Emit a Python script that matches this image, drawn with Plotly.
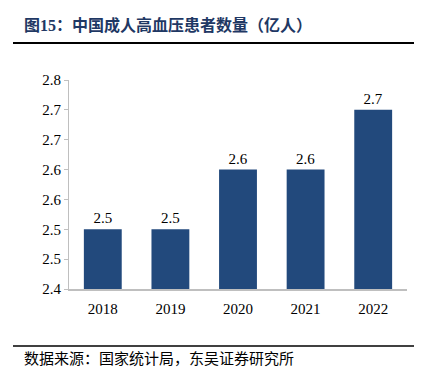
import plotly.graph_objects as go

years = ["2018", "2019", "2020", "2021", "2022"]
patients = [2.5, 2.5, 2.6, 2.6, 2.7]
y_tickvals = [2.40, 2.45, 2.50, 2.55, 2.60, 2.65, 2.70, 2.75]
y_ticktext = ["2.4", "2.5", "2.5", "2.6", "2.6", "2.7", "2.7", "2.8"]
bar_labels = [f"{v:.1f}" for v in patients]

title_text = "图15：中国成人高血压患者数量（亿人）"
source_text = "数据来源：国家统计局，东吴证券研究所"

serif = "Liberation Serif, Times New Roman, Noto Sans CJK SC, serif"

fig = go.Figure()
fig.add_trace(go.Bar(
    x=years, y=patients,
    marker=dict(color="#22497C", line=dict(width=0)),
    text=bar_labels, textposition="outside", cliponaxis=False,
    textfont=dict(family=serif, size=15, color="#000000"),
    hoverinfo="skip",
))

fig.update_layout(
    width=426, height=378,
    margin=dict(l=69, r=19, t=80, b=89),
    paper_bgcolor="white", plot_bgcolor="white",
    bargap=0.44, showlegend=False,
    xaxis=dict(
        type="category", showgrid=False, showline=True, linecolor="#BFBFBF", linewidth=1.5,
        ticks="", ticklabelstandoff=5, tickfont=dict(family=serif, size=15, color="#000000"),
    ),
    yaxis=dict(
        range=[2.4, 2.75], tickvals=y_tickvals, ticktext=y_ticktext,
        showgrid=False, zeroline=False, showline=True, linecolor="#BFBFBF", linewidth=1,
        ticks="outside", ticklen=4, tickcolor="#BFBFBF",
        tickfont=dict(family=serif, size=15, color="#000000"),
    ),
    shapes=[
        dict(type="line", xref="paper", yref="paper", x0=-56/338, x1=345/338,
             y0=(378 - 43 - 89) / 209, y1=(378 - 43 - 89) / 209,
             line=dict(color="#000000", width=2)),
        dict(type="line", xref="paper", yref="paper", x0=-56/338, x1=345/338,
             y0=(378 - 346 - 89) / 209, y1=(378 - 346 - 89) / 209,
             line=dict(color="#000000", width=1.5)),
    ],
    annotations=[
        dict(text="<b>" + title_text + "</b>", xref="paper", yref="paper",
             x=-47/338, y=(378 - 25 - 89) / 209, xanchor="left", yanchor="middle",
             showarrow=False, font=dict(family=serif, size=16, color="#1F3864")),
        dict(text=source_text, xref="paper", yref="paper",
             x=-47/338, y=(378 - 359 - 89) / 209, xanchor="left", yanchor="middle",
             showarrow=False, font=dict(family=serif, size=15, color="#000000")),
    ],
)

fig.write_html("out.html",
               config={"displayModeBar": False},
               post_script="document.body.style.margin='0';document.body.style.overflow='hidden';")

++++++++++++++++++++

Task goal: Send back the data above word for word, with the pictures left out.

Output for this task:
Emit a Python script that matches this image, drawn with Plotly.
import plotly.graph_objects as go

years = ["2018", "2019", "2020", "2021", "2022"]
patients = [2.5, 2.5, 2.6, 2.6, 2.7]
y_tickvals = [2.40, 2.45, 2.50, 2.55, 2.60, 2.65, 2.70, 2.75]
y_ticktext = ["2.4", "2.5", "2.5", "2.6", "2.6", "2.7", "2.7", "2.8"]
bar_labels = [f"{v:.1f}" for v in patients]

title_text = "图15：中国成人高血压患者数量（亿人）"
source_text = "数据来源：国家统计局，东吴证券研究所"

serif = "Liberation Serif, Times New Roman, Noto Sans CJK SC, serif"

fig = go.Figure()
fig.add_trace(go.Bar(
    x=years, y=patients,
    marker=dict(color="#22497C", line=dict(width=0)),
    text=bar_labels, textposition="outside", cliponaxis=False,
    textfont=dict(family=serif, size=15, color="#000000"),
    hoverinfo="skip",
))

fig.update_layout(
    width=426, height=378,
    margin=dict(l=69, r=19, t=80, b=89),
    paper_bgcolor="white", plot_bgcolor="white",
    bargap=0.44, showlegend=False,
    xaxis=dict(
        type="category", showgrid=False, showline=True, linecolor="#BFBFBF", linewidth=1.5,
        ticks="", ticklabelstandoff=5, tickfont=dict(family=serif, size=15, color="#000000"),
    ),
    yaxis=dict(
        range=[2.4, 2.75], tickvals=y_tickvals, ticktext=y_ticktext,
        showgrid=False, zeroline=False, showline=True, linecolor="#BFBFBF", linewidth=1,
        ticks="outside", ticklen=4, tickcolor="#BFBFBF",
        tickfont=dict(family=serif, size=15, color="#000000"),
    ),
    shapes=[
        dict(type="line", xref="paper", yref="paper", x0=-56/338, x1=345/338,
             y0=(378 - 43 - 89) / 209, y1=(378 - 43 - 89) / 209,
             line=dict(color="#000000", width=2)),
        dict(type="line", xref="paper", yref="paper", x0=-56/338, x1=345/338,
             y0=(378 - 346 - 89) / 209, y1=(378 - 346 - 89) / 209,
             line=dict(color="#000000", width=1.5)),
    ],
    annotations=[
        dict(text="<b>" + title_text + "</b>", xref="paper", yref="paper",
             x=-47/338, y=(378 - 25 - 89) / 209, xanchor="left", yanchor="middle",
             showarrow=False, font=dict(family=serif, size=16, color="#1F3864")),
        dict(text=source_text, xref="paper", yref="paper",
             x=-47/338, y=(378 - 359 - 89) / 209, xanchor="left", yanchor="middle",
             showarrow=False, font=dict(family=serif, size=15, color="#000000")),
    ],
)

fig.write_html("out.html",
               config={"displayModeBar": False},
               post_script="document.body.style.margin='0';document.body.style.overflow='hidden';")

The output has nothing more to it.